Understanding when the costs of restructuring are justified requires looking at the specific assets, the legal risks in the current structure, and what the business is trying to achieve in the next three to five years. If you're weighing up whether restructuring makes sense for your situation, call one of our team or book an appointment at a time that works for you.
Frequently Asked Questions
How much stamp duty applies when transferring property between business entities?
Stamp duty is calculated on the market value of the property at the time of transfer, not the original purchase price. Rates vary by state, with NSW charging approximately $62,000 on a $1.4 million transfer and Victoria around $77,000. Some states offer concessions for corporate reconstructions if specific criteria are met.
Can capital gains tax be avoided when restructuring a business?
CGT can be deferred or eliminated using the small business restructure rollover if the same parties maintain ownership in the same proportions and the assets are active business assets. Transfers involving changes to ownership ratios or passive assets typically trigger CGT even if the same group controls both entities.
What professional fees are involved in a business restructure?

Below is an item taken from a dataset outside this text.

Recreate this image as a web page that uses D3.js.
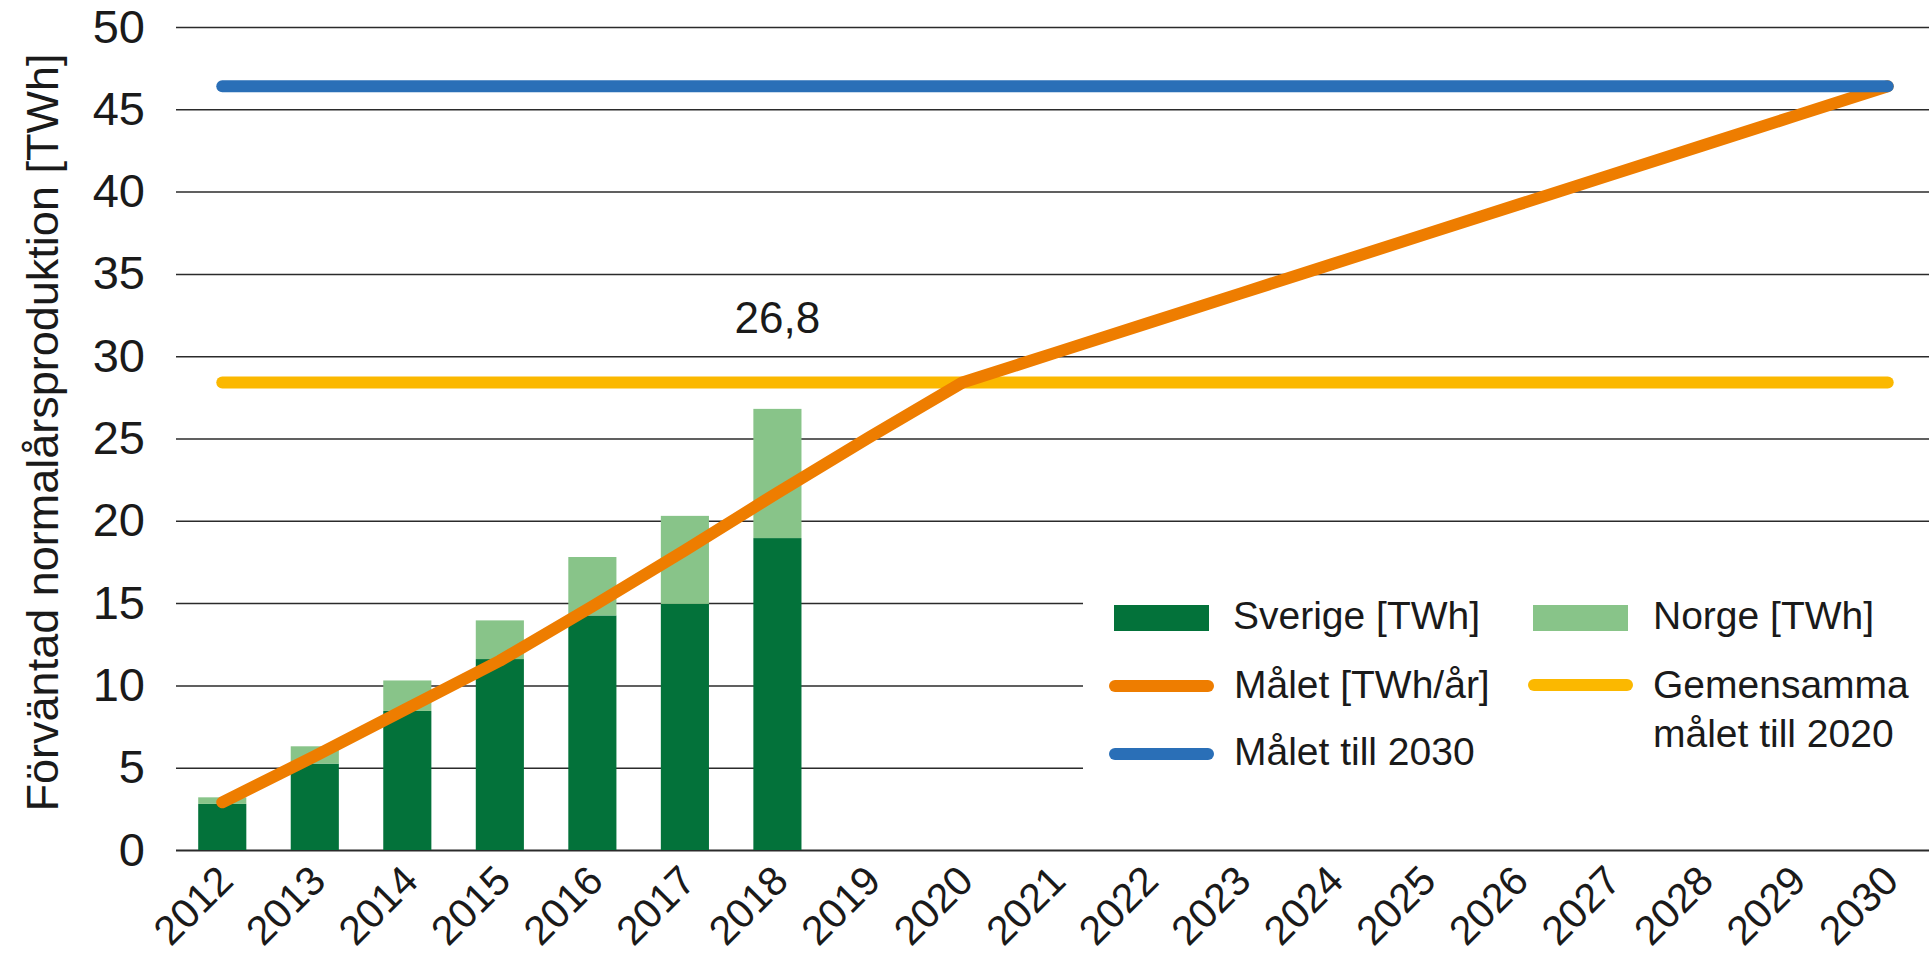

Legal fees for a moderately complex restructure range from $8,000 to $20,000. Independent property valuations cost $2,500 to $6,000, while intellectual property valuations add $5,000 to $15,000. ASIC registration and agent fees add another $1,000 to $2,000 per entity.
When is restructuring worth the cost?
Restructuring is justified when the financial or legal exposure in the current structure exceeds the cost of transferring to a more appropriate entity. This often applies when asset protection is needed, external investment is planned, or the business is scaling and requires a structure that supports growth capital and defined equity.
Does restructuring protect assets from creditors?
Restructuring provides asset protection only if done before any legal claim or creditor dispute arises. Transferring assets to defeat existing debts can be reversed by courts, and directors may face personal liability. Asset protection is a proactive strategy, not a reactive one.